The price of corn jumped up because, now, corn production has been unnecessarily shifted to ethanol production. Archer Daniels Midland loves it, though. Their profits show it.

Another case of liberal meddling producing unintended results.



Importing food from China?
Why? Especially grain and grain byproducts. I could maybe see importing rice or the little bamboo shoots you put in chop suey or the little crunchy noodles, but grain? What happened to America, the Breadbasket of the World? What happened to having so much extra grain that we could export millions of tons of it to Russia every year?

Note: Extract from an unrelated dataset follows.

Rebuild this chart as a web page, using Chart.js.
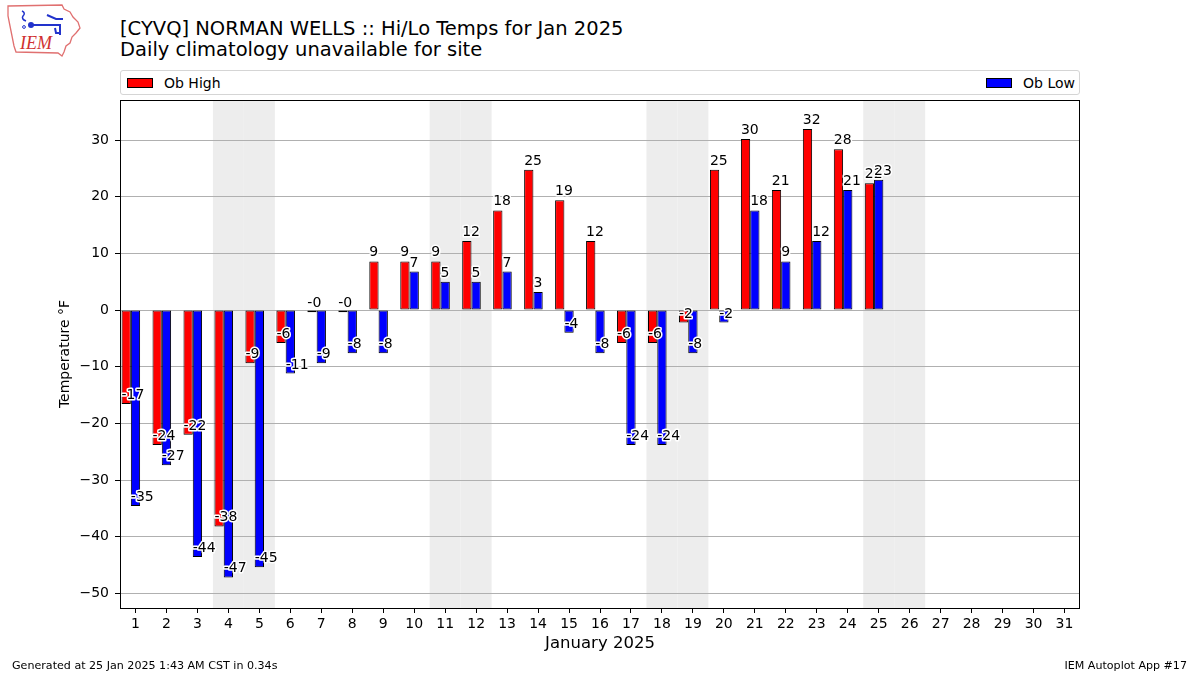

Answer: You're burning it in your car. All those subsidies to farmers to grow crops that can be used for ethanol and biodiesel. All those mandates for more ethanol in gasoline. The farmers grow what pays and right now, the money's in crops that can be used for fuel.

Anybody notice the tortilla riots in Mexico a couple months ago? Guess where they get most of their corn to make tortilla flour. Well, it used to be here, but I'll bet they're buying alot of it from China now.

We're so concerned about global warming that we've given over our food production to production of "clean, renewable energy". We still have to eat, so more food has to be imported from countries with less than stellar quality control and more than a little animosity towards us.

Now, I'm not exactly saying that China poisoned our pets on purpose, but I will say that they could have shown a teensie bit more concern that they sold us products that were intentionally altered in order to defraud American companies and that ultimately caused damage to the property of American consumers.

Or at least they could have said, "Sorry we killed your kitty."